Closed Kashmir main mosque belies India’s religious freedom claim

The central mosque in Indian-administered Kashmir’s largest city has largely remained closed for the past two years amid a bitter dispute between Indian authorities and Kashmiri Muslims.

The centuries-old Jamia Masjid dominates its neighbourhood in Srinagar with an imposing main gate and enormous turrets.

The building, made of brick and wood, is one of the oldest mosques in the city of 1.2 million, 96 percent of whom are Muslim, and often draws thousands to prayer.

With 378 wooden pillars, it can hold 33,000 worshippers.

On special occasions over the years, hundreds of thousands of Muslims fill nearby lanes and roads to offer prayers led from the mosque.

However, Indian authorities see the mosque as a trouble spot – a nerve centre for protests and clashes that challenge New Delhi’s sovereignty over the disputed Kashmir region, claimed in its entirety by India and Pakistan who rule over parts of it.

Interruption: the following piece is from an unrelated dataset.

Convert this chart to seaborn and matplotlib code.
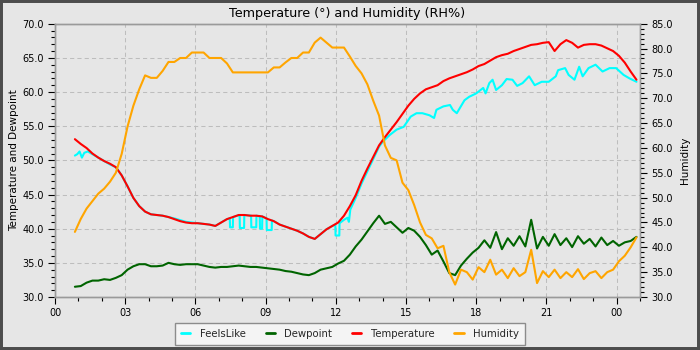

For Kashmiri Muslims, the mosque is a sacred place where they offer mandatory prayers on Fridays and also raise their voices for political rights.

Amid these tensions, the mosque has mostly been shuttered for the past two years.

The grand mosque is seen through its gate that remains locked on Fridays [Mukhtar Khan/AP]

The mosque’s chief priest has been detained inside his home almost non-stop throughout that time, and the mosque’s main gate is padlocked and blocked with corrugated tin sheets on Fridays.